As per the consent of opposite parties the complainant has repaired the Excavator machine by spending huge amount and bill of Rs.24,16,076.98 paisa was submitted before opposite party No.2 on 04.11.2022, which was not accepted but prior to that after the accident the opposite parties vide letter dtd.26.3.2022 (Annexure-2) have directed as under;
“SUB- Claim Number 32027566, under Policy Number 32161831, Date of Loss- 05/03/2022, Insured- Rajashree Behera.
Dear Sir
This is in reference to the claim reported under the captioned policy vide mail dated 07/03/2022 wherein, Er. Rabi Narayan Tripathy was deputed for verification of the facts and collection of required documents.
We have received the survey report and on examination of the same along with other claim documents and declarations, following are the observation for the submitted claim.

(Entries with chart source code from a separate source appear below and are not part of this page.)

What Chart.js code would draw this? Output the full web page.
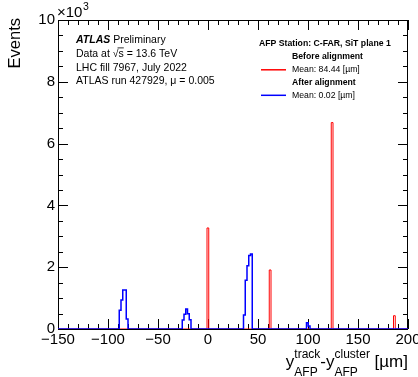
<!DOCTYPE html>
<html>
<head>
<meta charset="utf-8">
<script src="https://cdn.jsdelivr.net/npm/chart.js@4.4.1/dist/chart.umd.min.js"></script>
<style>
  body { margin: 0; background: #fff; }
  canvas { display: block; }
</style>
</head>
<body>
<canvas id="chart" width="418" height="377"></canvas>
<script>
// histogram bins (low edges in um, counts in events)
const binWidth = 1.75

const beforeEdges = [-1, 61.25, 123.25, 185.5]
const beforeCounts = [3270, 1910, 6680, 430]

const afterEdges = [
  -88.75, -87, -85.25, -83.5, -81.75,
  -25.75, -24, -22.25, -20.5, -18.75,
  35.5, 37.25, 39, 40.75, 42.5,
  98.5, 100.25
]
const afterCounts = [
  610, 940, 1260, 1260, 320,
  290, 480, 650, 490, 300,
  450, 1580, 2050, 2380, 2430,
  200, 100
]

const xTicks = [-150, -100, -50, 0, 50, 100, 150, 200]
const yTicks = [0, 2000, 4000, 6000, 8000, 10000]
const yTickLabels = ['0', '2', '4', '6', '8', '10']

const seriesNames = ['Before alignment', 'After alignment']
const seriesMeans = ['Mean: 84.44 [µm]', 'Mean: 0.02 [µm]']
const seriesColors = ['#ff0000', '#0000ff']

const FONT = "'Liberation Sans', Arial, Helvetica, sans-serif"

// turn bins into outline points for a stepped line
const toSteps = (edges, counts) => {
  const pts = [{ x: xTicks[0], y: 0 }]
  edges.forEach((e, i) => {
    pts.push({ x: e, y: counts[i] })
    const end = e + binWidth
    if (edges[i + 1] !== end) pts.push({ x: end, y: 0 })
  })
  pts.push({ x: xTicks[xTicks.length - 1], y: 0 })
  return pts
}

const framePlugin = {
  id: 'frame',
  beforeDatasetsDraw(chart) {
    const { ctx, chartArea: a, scales: { x, y } } = chart
    ctx.save()
    ctx.strokeStyle = '#000'
    ctx.lineWidth = 1
    ctx.strokeRect(a.left + 0.5, a.top + 0.5, a.right - a.left - 1, a.bottom - a.top)

    ctx.beginPath()
    const xTick = (v, len) => {
      const px = Math.round(x.getPixelForValue(v)) + 0.5
      ctx.moveTo(px, a.bottom); ctx.lineTo(px, a.bottom - len)
      ctx.moveTo(px, a.top); ctx.lineTo(px, a.top + len)
    }
    const yTick = (v, len) => {
      const py = Math.round(y.getPixelForValue(v)) + 0.5
      ctx.moveTo(a.left, py); ctx.lineTo(a.left + len, py)
      ctx.moveTo(a.right, py); ctx.lineTo(a.right - len, py)
    }
    xTicks.forEach((v, i) => {
      xTick(v, 10)
      if (i < xTicks.length - 1) {
        const step = (xTicks[i + 1] - v) / 5
        for (let k = 1; k < 5; k++) xTick(v + k * step, 5)
      }
    })
    yTicks.forEach((v, i) => {
      yTick(v, 10)
      if (i < yTicks.length - 1) {
        const step = (yTicks[i + 1] - v) / 4
        for (let k = 1; k < 4; k++) yTick(v + k * step, 5)
      }
    })
    ctx.stroke()
    ctx.restore()
  },
  afterDraw(chart) {
    const { ctx } = chart
    ctx.save()
    ctx.fillStyle = '#000'
    ctx.textBaseline = 'middle'

    // y title
    ctx.save()
    ctx.font = `16.5px ${FONT}`
    ctx.translate(20, 18)
    ctx.rotate(-Math.PI / 2)
    ctx.textAlign = 'right'
    ctx.textBaseline = 'alphabetic'
    ctx.fillText('Events', 0, 0)
    ctx.restore()

    // x10^3
    ctx.textBaseline = 'alphabetic'
    ctx.font = `15px ${FONT}`
    ctx.fillText('×10', 57, 17)
    const w10 = ctx.measureText('×10').width
    ctx.font = `10.5px ${FONT}`
    ctx.fillText('3', 57 + w10 + 0.5, 10)

    // ATLAS label block
    ctx.textBaseline = 'middle'
    let tx = 76
    ctx.font = `italic bold 10.5px ${FONT}`
    ctx.fillText('ATLAS', tx, 40)
    const wA = ctx.measureText('ATLAS ').width
    ctx.font = `10.5px ${FONT}`
    ctx.fillText('Preliminary', tx + wA, 40)
    ctx.fillText('Data at √s = 13.6 TeV', tx, 54)
    const wRoot = ctx.measureText('Data at √').width
    const wS = ctx.measureText('s').width
    ctx.fillRect(tx + wRoot - 1, 47.5, wS + 1, 0.8)
    ctx.fillText('LHC fill 7967, July 2022', tx, 68)
    ctx.fillText('ATLAS run 427929, μ = 0.005', tx, 81.5)

    // legend
    ctx.font = `bold 8.7px ${FONT}`
    ctx.fillText('AFP Station: C-FAR, SiT plane 1', 259, 44)
    const rows = [57, 82.5]
    seriesNames.forEach((name, i) => {
      ctx.font = `bold 8.7px ${FONT}`
      ctx.fillText(name, 292, rows[i])
      ctx.font = `8.7px ${FONT}`
      ctx.fillText(seriesMeans[i], 292, rows[i] + 12.8)
      ctx.strokeStyle = seriesColors[i]
      ctx.lineWidth = 1.5
      ctx.beginPath()
      ctx.moveTo(261, rows[i] + 12.8)
      ctx.lineTo(286, rows[i] + 12.8)
      ctx.stroke()
    })

    // x title: y_AFP^track - y_AFP^cluster [um]
    const big = `17px ${FONT}`
    const small = `12px ${FONT}`
    ctx.textBaseline = 'alphabetic'
    const parts = [
      ['y', big, 0], ['track', small, -9, 'AFP'],
      ['-', big, 0], ['y', big, 0], ['cluster', small, -9, 'AFP'],
      [' [µm]', big, 0]
    ]
    const widthOf = (p) => { ctx.font = p[1]; return ctx.measureText(p[0]).width }
    const total = parts.reduce((s, p) => s + widthOf(p), 0)
    let cx = 408 - total
    const base = 367
    parts.forEach(p => {
      ctx.font = p[1]
      ctx.fillText(p[0], cx, base + p[2])
      if (p[3]) ctx.fillText(p[3], cx, base + 9)
      cx += ctx.measureText(p[0]).width
    })
    ctx.restore()
  }
}

const ctx = document.getElementById('chart').getContext('2d')

new Chart(ctx, {
  type: 'line',
  data: {
    datasets: [{
      label: seriesNames[1],
      data: toSteps(afterEdges, afterCounts),
      borderColor: seriesColors[1],
      borderWidth: 1.5,
      stepped: 'before',
      pointRadius: 0,
      fill: false,
      order: 0
    }, {
      label: seriesNames[0],
      data: toSteps(beforeEdges, beforeCounts),
      borderColor: seriesColors[0],
      borderWidth: 1,
      stepped: 'before',
      pointRadius: 0,
      fill: false,
      order: 1
    }]
  },
  options: {
    responsive: false,
    animation: false,
    layout: { padding: { top: 20, right: 10, left: 0, bottom: 0 } },
    plugins: { legend: { display: false }, tooltip: { enabled: false } },
    scales: {
      x: {
        type: 'linear',
        min: xTicks[0],
        max: xTicks[xTicks.length - 1],
        grid: { display: false, drawTicks: false },
        border: { display: false },
        afterBuildTicks: s => { s.ticks = xTicks.map(v => ({ value: v })) },
        afterFit: s => { s.height = 48; s.paddingLeft = 0; s.paddingRight = 0 },
        ticks: {
          color: '#000',
          padding: 2,
          maxRotation: 0,
          autoSkip: false,
          font: { family: FONT, size: 15 },
          callback: v => String(v).replace('-', '−')
        }
      },
      y: {
        min: yTicks[0],
        max: yTicks[yTicks.length - 1],
        grid: { display: false, drawTicks: false },
        border: { display: false },
        afterBuildTicks: s => { s.ticks = yTicks.map(v => ({ value: v })) },
        afterFit: s => { s.width = 58; s.paddingTop = 0; s.paddingBottom = 0 },
        ticks: {
          color: '#000',
          padding: 3,
          autoSkip: false,
          font: { family: FONT, size: 15 },
          callback: (v, i) => yTickLabels[i]
        }
      }
    }
  },
  plugins: [framePlugin]
})
</script>
</body>
</html>
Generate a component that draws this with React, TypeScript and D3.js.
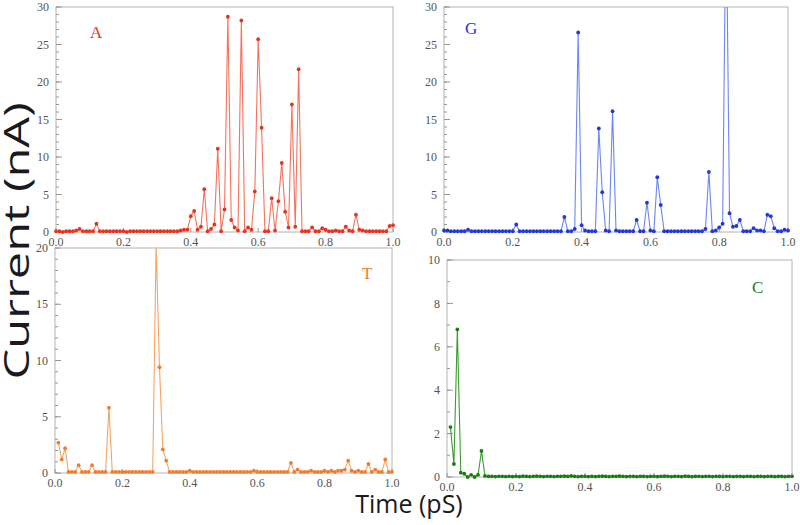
import React from 'react';
import * as d3 from 'd3';

// sample times 0.00 .. 1.00 pS, one sample every 0.01
const TIME_STEPS = 100;

const valuesA = [
  0.1, 0.1, 0.0, 0.1, 0.1, 0.1, 0.2, 0.4, 0.1, 0.1,
  0.1, 0.1, 1.1, 0.1, 0.1, 0.1, 0.1, 0.1, 0.1, 0.1,
  0.1, 0.0, 0.1, 0.1, 0.1, 0.1, 0.1, 0.1, 0.1, 0.1,
  0.1, 0.1, 0.1, 0.1, 0.1, 0.1, 0.1, 0.2, 0.3, 0.3,
  2.1, 2.8, 0.3, 0.7, 5.7, 0.1, 0.4, 1.0, 11.1, 0.1,
  3.0, 28.7, 1.6, 0.6, 0.2, 28.2, 0.1, 0.6, 0.3, 5.4,
  25.7, 13.9, 0.1, 0.1, 4.5, 0.2, 4.1, 9.2, 2.7, 0.6,
  17.0, 0.7, 21.7, 0.1, 0.1, 0.1, 0.6, 0.1, 0.1, 0.5,
  0.3, 0.1, 0.1, 0.2, 0.1, 0.1, 0.7, 0.2, 0.1, 2.3,
  0.3, 0.2, 0.1, 0.1, 0.1, 0.1, 0.1, 0.1, 0.1, 0.8,
  0.9,
];

const valuesG = [
  0.2, 0.2, 0.1, 0.1, 0.1, 0.1, 0.1, 0.3, 0.1, 0.1,
  0.1, 0.1, 0.1, 0.1, 0.1, 0.1, 0.1, 0.1, 0.1, 0.1,
  0.1, 1.0, 0.1, 0.1, 0.1, 0.1, 0.1, 0.1, 0.1, 0.1,
  0.1, 0.1, 0.1, 0.1, 0.1, 2.0, 0.1, 0.1, 0.4, 26.6,
  0.9, 0.2, 0.1, 0.1, 0.1, 13.8, 5.3, 0.2, 0.1, 16.1,
  0.2, 0.1, 0.1, 0.1, 0.1, 0.1, 1.6, 0.1, 0.1, 3.9,
  0.2, 0.1, 7.3, 3.6, 0.1, 0.1, 0.1, 0.1, 0.1, 0.1,
  0.1, 0.1, 0.1, 0.1, 0.1, 0.1, 0.4, 8.0, 0.1, 0.2,
  0.6, 1.1, 45.0, 2.5, 0.7, 0.8, 1.6, 0.1, 0.1, 0.1,
  0.5, 0.2, 0.2, 0.1, 2.3, 2.1, 0.5, 0.1, 0.1, 0.3,
  0.2,
];

const valuesT = [
  null, 2.7, 1.2, 2.2, 0.1, 0.1, 0.1, 0.7, 0.1, 0.1,
  0.1, 0.7, 0.1, 0.1, 0.1, 0.1, 5.8, 0.1, 0.1, 0.1,
  0.1, 0.1, 0.1, 0.1, 0.1, 0.1, 0.1, 0.1, 0.1, 0.1,
  20.4, 9.4, 2.1, 1.1, 0.1, 0.1, 0.1, 0.1, 0.1, 0.1,
  0.2, 0.1, 0.1, 0.1, 0.1, 0.1, 0.1, 0.1, 0.1, 0.1,
  0.1, 0.1, 0.1, 0.1, 0.1, 0.1, 0.1, 0.1, 0.1, 0.2,
  0.1, 0.1, 0.1, 0.1, 0.1, 0.1, 0.1, 0.1, 0.1, 0.1,
  0.9, 0.1, 0.3, 0.1, 0.1, 0.1, 0.2, 0.1, 0.1, 0.1,
  0.2, 0.1, 0.2, 0.1, 0.2, 0.2, 0.3, 1.1, 0.2, 0.1,
  0.2, 0.1, 0.1, 0.8, 0.1, 0.3, 0.1, 0.1, 1.2, 0.1,
  0.1,
];

const valuesC = [
  null, 2.3, 0.6, 6.8, 0.2, 0.15, 0.0, 0.1, 0.0, 0.1,
  1.2, 0.05, 0.03, 0.03, 0.02, 0.03, 0.03, 0.02, 0.03, 0.02,
  0.03, 0.02, 0.04, 0.03, 0.02, 0.03, 0.04, 0.03, 0.02, 0.03,
  0.03, 0.02, 0.03, 0.03, 0.04, 0.03, 0.05, 0.03, 0.02, 0.03,
  0.03, 0.02, 0.03, 0.02, 0.03, 0.04, 0.03, 0.02, 0.03, 0.03,
  0.04, 0.03, 0.02, 0.03, 0.03, 0.02, 0.03, 0.03, 0.02, 0.03,
  0.03, 0.02, 0.03, 0.04, 0.03, 0.02, 0.03, 0.03, 0.02, 0.04,
  0.03, 0.02, 0.03, 0.03, 0.02, 0.03, 0.03, 0.02, 0.03, 0.03,
  0.02, 0.03, 0.03, 0.02, 0.03, 0.03, 0.02, 0.03, 0.03, 0.02,
  0.03, 0.03, 0.02, 0.03, 0.03, 0.02, 0.03, 0.03, 0.02, 0.03,
  0.03,
];

const panels = [
  { id: 'A', values: valuesA, yMax: 30, majorCount: 6, minorCount: 30,
    left: 56, right: 393, top: 7, bottom: 232,
    line: '#f4735e', dot: '#e8331f', letterX: 90, letterY: 38 },
  { id: 'G', values: valuesG, yMax: 30, majorCount: 6, minorCount: 30,
    left: 444, right: 788, top: 7, bottom: 232,
    line: '#6c86f3', dot: '#2337da', letterX: 465, letterY: 34 },
  { id: 'T', values: valuesT, yMax: 20, majorCount: 4, minorCount: 20,
    left: 55, right: 392, top: 248, bottom: 473,
    line: '#f7a463', dot: '#f27c2e', letterX: 362, letterY: 279 },
  { id: 'C', values: valuesC, yMax: 10, majorCount: 5, minorCount: 10,
    left: 447, right: 792, top: 260, bottom: 477,
    line: '#3c9a30', dot: '#1e7a14', letterX: 752, letterY: 293 },
];

const tickFont = '"Liberation Serif", "Times New Roman", serif';

const Panel = ({ p }) => {
  const x = d3.scaleLinear().domain([0, 1]).range([p.left, p.right]);
  const y = d3.scaleLinear().domain([0, p.yMax]).range([p.bottom, p.top]);
  const pts = p.values
    .map((v, i) => ({ t: i / TIME_STEPS, v }))
    .filter((d) => d.v !== null);
  const line = d3.line().x((d) => x(d.t)).y((d) => y(d.v));
  const clipId = 'clip-' + p.id;
  const fmtX = d3.format('.1f');

  return (
    <g>
      <defs>
        <clipPath id={clipId}>
          <rect x={p.left - 3} y={p.top} width={p.right - p.left + 6} height={p.bottom - p.top + 4} />
        </clipPath>
      </defs>
      <rect x={p.left} y={p.top} width={p.right - p.left} height={p.bottom - p.top}
        fill="#fff" stroke="#b4b4b4" strokeWidth={1} />
      {y.ticks(p.minorCount).map((t) => (
        <line key={'ym' + t} x1={p.left} x2={p.left + 3} y1={y(t)} y2={y(t)} stroke="#999" />
      ))}
      {y.ticks(p.majorCount).map((t) => (
        <g key={'y' + t}>
          <line x1={p.left} x2={p.left + 6} y1={y(t)} y2={y(t)} stroke="#999" />
          <text x={p.left - 7} y={y(t)} dy="0.35em" textAnchor="end"
            fontFamily={tickFont} fontSize={12} fill="#555">{t}</text>
        </g>
      ))}
      {x.ticks(5).map((t) => (
        <g key={'x' + t}>
          <line x1={x(t)} x2={x(t)} y1={p.bottom} y2={p.bottom - 4} stroke="#999" />
          <text x={x(t)} y={p.bottom + 14} textAnchor="middle"
            fontFamily={tickFont} fontSize={12} fill="#555">{fmtX(t)}</text>
        </g>
      ))}
      <g clipPath={`url(#${clipId})`}>
        <path d={line(pts)} fill="none" stroke={p.line} strokeWidth={1.1} />
        {pts.map((d, i) => (
          <circle key={i} cx={x(d.t)} cy={y(d.v)} r={1.9} fill={p.dot} />
        ))}
      </g>
      <text x={p.letterX} y={p.letterY} fontFamily={tickFont} fontSize={17} fill={p.dot}>{p.id}</text>
    </g>
  );
};

const App = () => (
  <svg width={800} height={525} style={{ position: 'absolute', left: 0, top: 0, background: '#fff' }}>
    <rect width={800} height={525} fill="#fff" />
    {panels.map((p) => <Panel key={p.id} p={p} />)}
    <text transform="translate(29,241) rotate(-90)" textAnchor="middle"
      fontFamily='"Open Sans", sans-serif' fontSize={35} fill="#1a1a1a"
      textLength={277} lengthAdjust="spacingAndGlyphs">Current (nA)</text>
    <text x={409} y={513} textAnchor="middle"
      fontFamily='"Open Sans", sans-serif' fontSize={25} fill="#1a1a1a">Time (pS)</text>
  </svg>
);

export default App;
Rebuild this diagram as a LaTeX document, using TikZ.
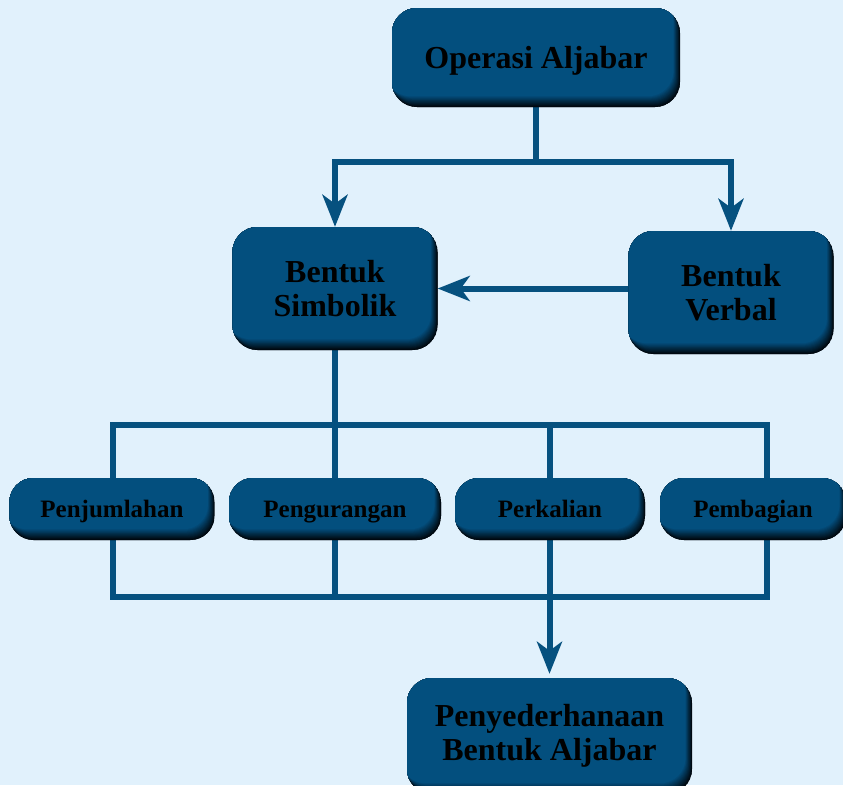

- The excavator was employed on the sandy river bank of the Brahmani river. At the time of swinging of the boom the machine slipped in to the water of the river. There was current in the river water and slope in the river bed. So, the machine got pulled inside river and was a round 15/20 feet away from the sandy river bank when it was retrieved by crane. Surveyor visited at the spot 07.03.2022 where the insured’s excavator was inside river and not lifted out and conducted survey on the spot.
- It was found during survey that, the machine was being lifted with the help of a crane. As evident from the photographs shared by insured and visual observation, engine and hydraulic pump compartment was completely submersed and cabin was partially submerged. Period of submergence was more than 24 Hrs.
We wish to highlight the warranties under the policy held by you which reads as under:
- Warranted the equipment’s should not be used in Wet Works, Bridges/Tunnel/Underground work/Hilly Areas/Coal Mines or Coal Mining Activities/Offshore activities/ Oil Rigs/Hydro power & River Basin projects (Underground or Open).
Please not that these warrantees under the policy is a precedent to the admission of any liability by the insurer and since the claim falls under warrantee as explained above, the insurer may repudiate their liability.
In light of the facts stated above, we regret to inform you that your claim is not tenable and doesn’t fall under the purview of the policy.
We however regret having lost an opportunity to serve you.
Thanking You
Yours sincerely,
For IFFCO- TOKIO General Insurance CO. Ltd.”
Putting some clause unilaterally to the disadvantage of insured is like taking the soul from body as the Excavator machine is supposed to be deployed in river basin, mines and putting the clause not to work in such place in our considered opinion amounts to unfair trade practice and it is an offending clause written in small letters to befool the insured and to cheat who pays premium to insure her machine from any untoward incident as such the clause put by opposites parties void abinitio and cannot be sustained and non receipt of bills and settle the claim amounts to deficiency in service and unfair trade practice moreover the excavator in fact being used to take away earth/sand from the bank of the river has got overturned. This fact does not show that it was used in wet work or any other work under the warranty. So the repudiation on vague ground is deficiency in service on the part of opposite parties for which we have to decide what amount the complainant is entitled.
It is not disputed that the husband of complainant has expired in the meantime may be out of shock due to delay/non settlement/apprehending repudiation of claim and complainant is a widow lady and she has to run the machine and maintain her livelyhood. Keeping the aforesaid fact, point of law and issue, deficiency in service, unfair trade practice of opposite parties we held that there is deficiency of service and unfair trade practice on the part of opposite parties. The surveyor has already calculated the loss of Rs.29,48,570.44 paisa. It is settled in law that the surveyor report can be the basis for settlement of claim in the present case surveyor has made some deduction without any basis. Therefore the actual loss has been assessed as Rs.29,48,570.44 paisa. However the complainant produced Annexure 4 series with regard to the purchase of parts and the payments made. However complainant has filed the bills etc. towards purchasing and repairing of the excavator and thereby claim Rs.24,16,076.98 paisa.
Therefore we hereby direct the opposite parties to settle the claim by paying Rs.24,16,076.98 paisa (Rupees twenty four lakhs sixteen thousand seventy six and ninety eight paisa) rounded to Rs.24,16,077/- with 12% interest from the date of accident to till date of payment and we award compensation of Rs.10,00,000/- (ten lakhs) towards mental agony and deficiency in service and Rs.25,000/- towards litigation expenses. The aforesaid decrital amount to be paid by opposite parties within 30 days of passing of the order failing which opposite parties shall pay Rs.2,000/- per day. The opposite parties No.1 & 2 are jointly and severally liable to pay the aforesaid decrital amount. With the aforesaid observation and direction consumer complaint is disposed of.
Pronounced in the open Commission on this 24th August,2023.